Имелся еще один пиджак — сакральный — с орденской планкой. Мне с детства нравился этот таинственный разноцветный прямоугольник. Я понятия не имел, что он обозначает, но видел с каким почтением дед поправлял его на своем парадном костюме. Однажды дед объяснил, что эти синие, желтые, красные и зеленые столбики, символизируют награды, которые хранятся в серванте, в большой фарфоровой супнице, вместе с пенсионным, ветеранским и деньгами «на смерть». Сакральный пиджак дед примерял строго раз в год — на 9 мая. В этот день он мог позволить себе как следует выпить и выходил в свет в своем моднейшем пиджаке с орденской планкой. В этом же пиджаке, с этой же планкой его и похоронили.

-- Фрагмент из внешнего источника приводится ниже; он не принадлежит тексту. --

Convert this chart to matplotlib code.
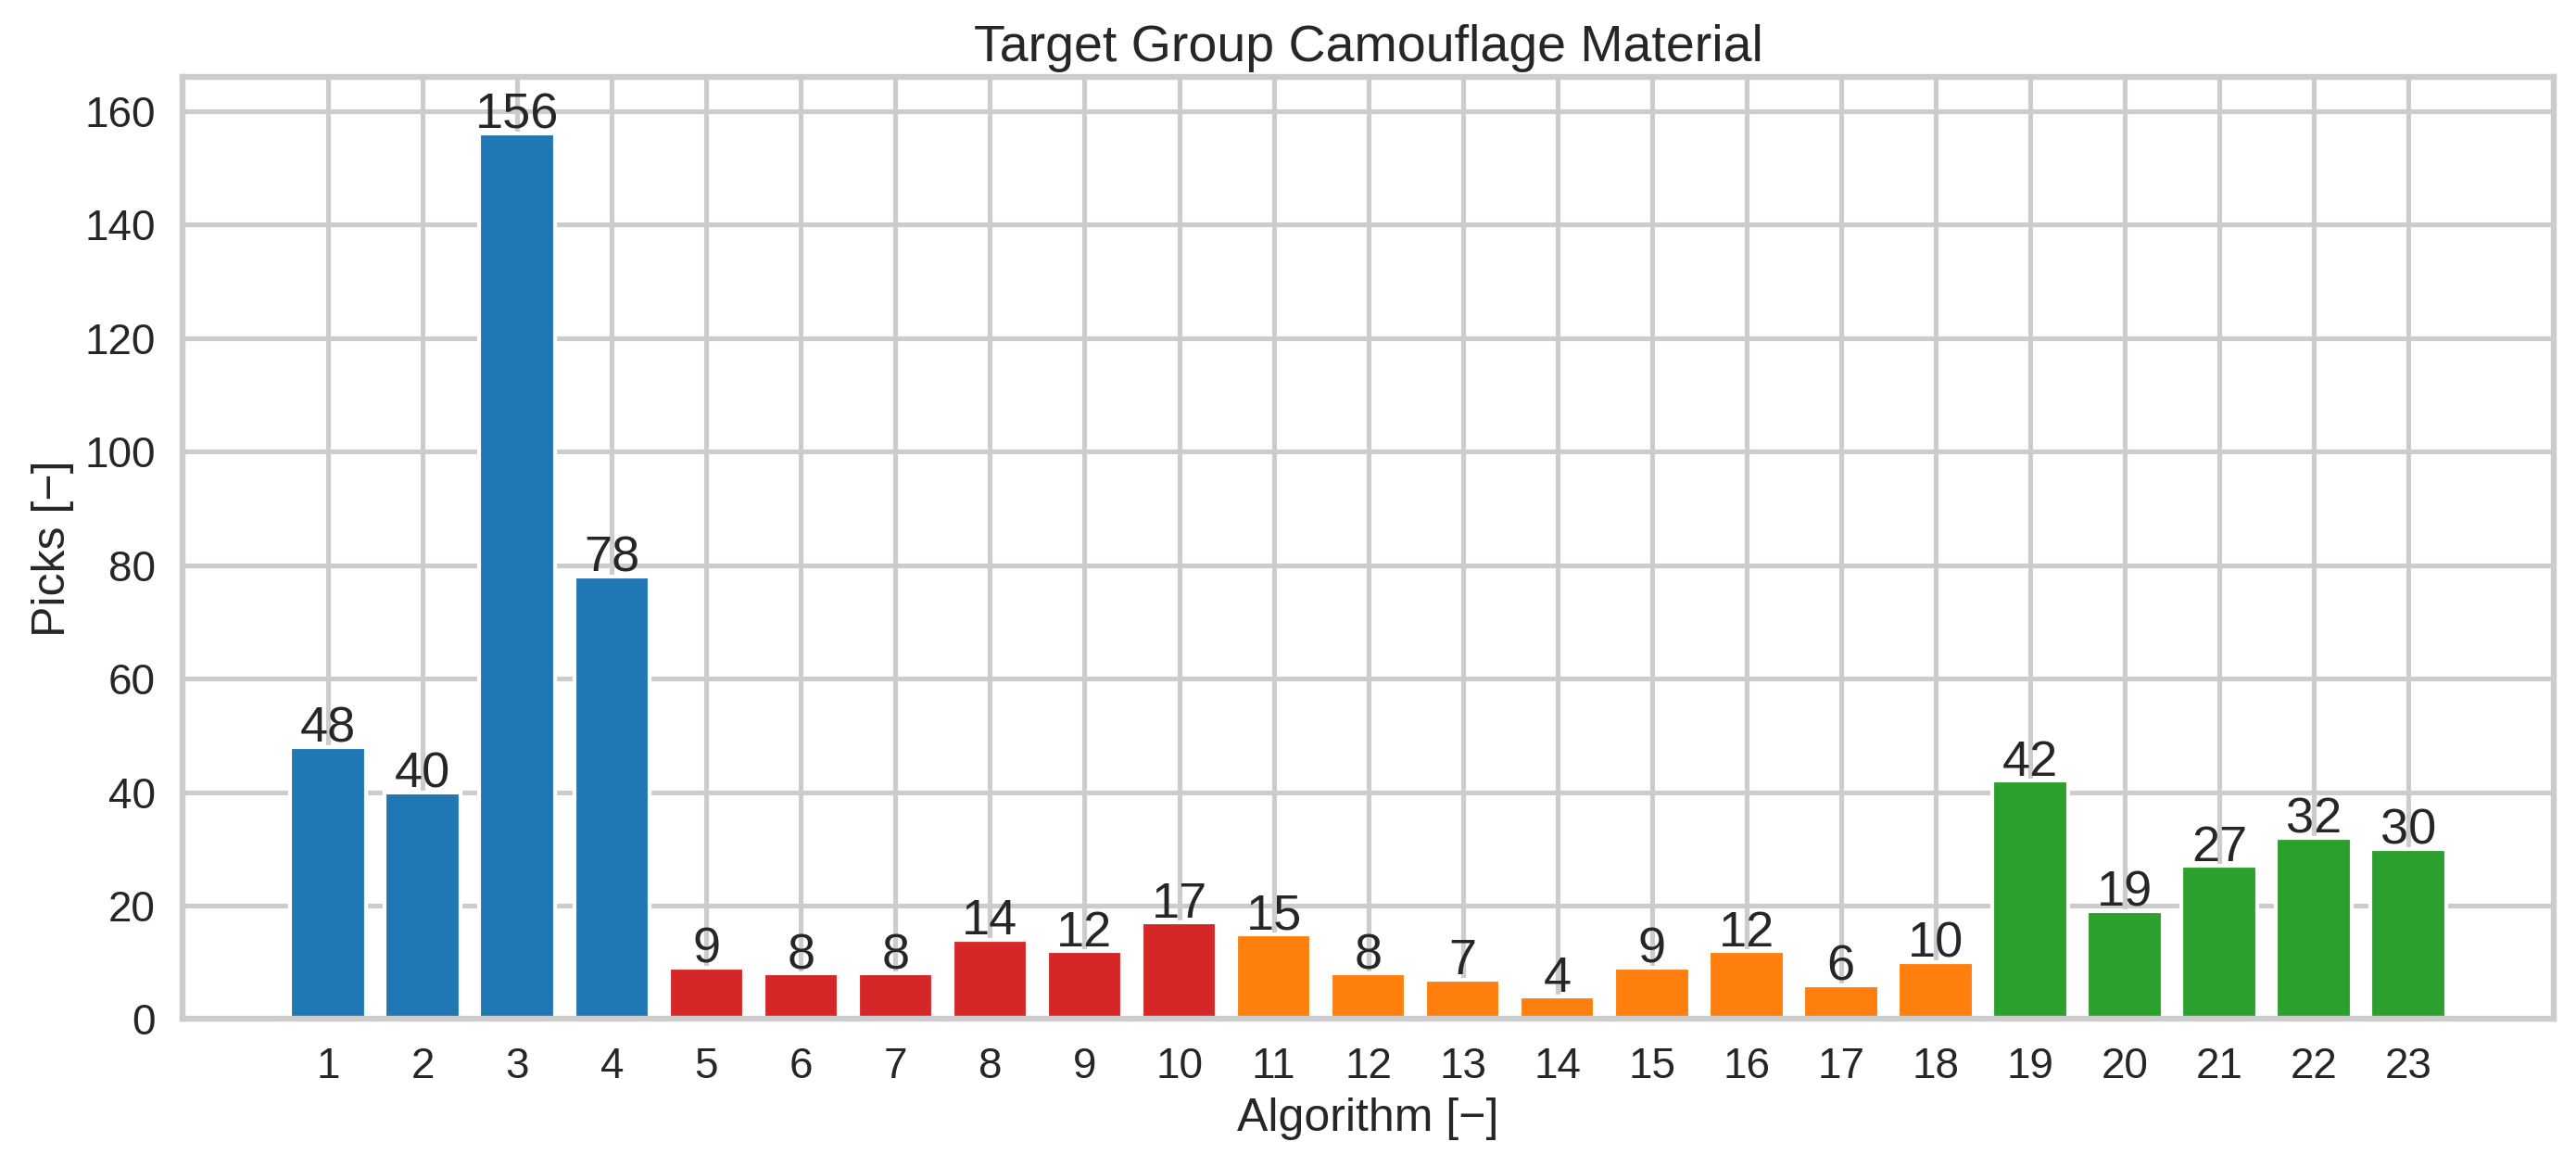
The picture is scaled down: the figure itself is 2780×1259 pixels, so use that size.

Я любил своего деда и теперь, когда вижу таких же седых велосипедистов, пусть и помоложе, вспоминаю о своем славном предке и об этом удивительном поколении суровых мужчин в моднейших будничных или выходных пиджаках, которые кололи орехи пальцами, скручивали козьи ножки и умели делать все.
Дед находил воду для рытья колодца при помощи лозы — двух согнутых под прямым углом кусочков антенны от радиоприемника, он шил обувь, разводил пчел, чинил трактора, умел принять роды у коровы, подковать лошадь и починить утюг. Причем он был такой не один: все его деревенские сверстники, вернувшиеся живыми с войны (а таковых, честно говоря, было не так уж и много) более-менее владели десятками ремесел. Из вышеприведенного списка я не умею делать вообще ничего. Это не чтобы плохо — просто нет соответствующих вызовов, другое время.
Мужчина на велосипеде «Урал» с прищепками на штанинах, в моднейшем, очевидно парадном, пиджаке медленно проскрипел мимо меня. На мгновение мне показалось, что от него пахло то ли «Шипром», то ли «Тройным». Я подумал, что мне тоже нужно завести три пиджака и «Шипр» и с этими мыслями побрел по Вавилону в сторону торгового центра.